In a single large plot you’ll need to introduce flowering and fragrant plants if you want your veggies to benefit from a more balanced ecology that includes plants that attract beneficial predator insects and that confuses the insects that you’d like to stay away from your veggies. But smaller plots integrated in various parts of your garden will likely end up living and growing next to flowering and fragrant plants that are already part of your gardening palate.
At least that’s been my experience in fitting in small vegetable plots wherever the garden will accommodate them. And there is actually an efficiency upside here too – introducing beneficial and companion plants into a large single plot means less space for the veggies, but when those plants are already adjacent to your new small bed, you can concentrate on just the edibles.
I like to think that my multiplicity of mini-plots spreads my gardening risks but also my gardening joy. There is something exciting about seeing part of tomorrow’s lunch or dinner sitting in a nook and cranny as you walk round the next garden corner.
Yet it is not really the accumulated advantages that have seen me choose this course of vegetable growing. It is an approach that I’ve moved to out of necessity.
If like me you face a situation where a large backyard plot simply does not make sense where you live, you might find this hodge podge approach merits some attention. But as with all things gardening, see if you can get some good initial results on a couple of beds before you go quite as over the top with this style of vegetable growing as I have!

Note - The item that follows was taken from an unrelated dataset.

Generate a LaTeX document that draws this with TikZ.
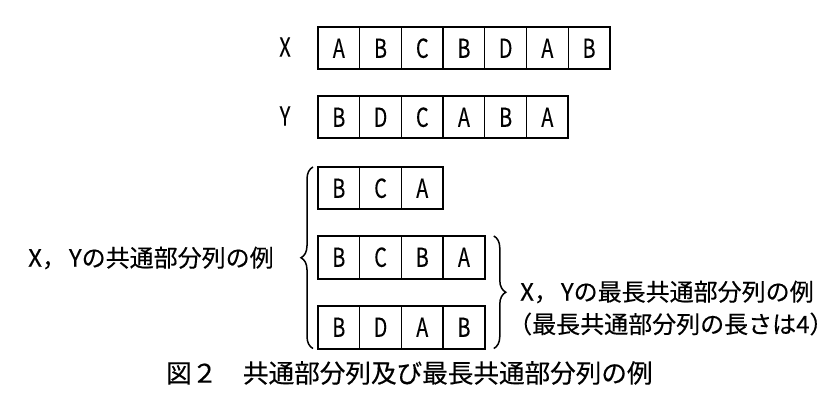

What a great read Robert. Gardening in an urban setting has many challenges but as you have described sometime this can lead to an inventive way of using your space. I also have "little gardens" dotted around my section so that I can use as much ground as possible for growing. I suppose they are micro-microclimates?
I enjoyed the read and you are right it does have it's merits when it comes to diversity and learning about the different conditions suitable for different plants!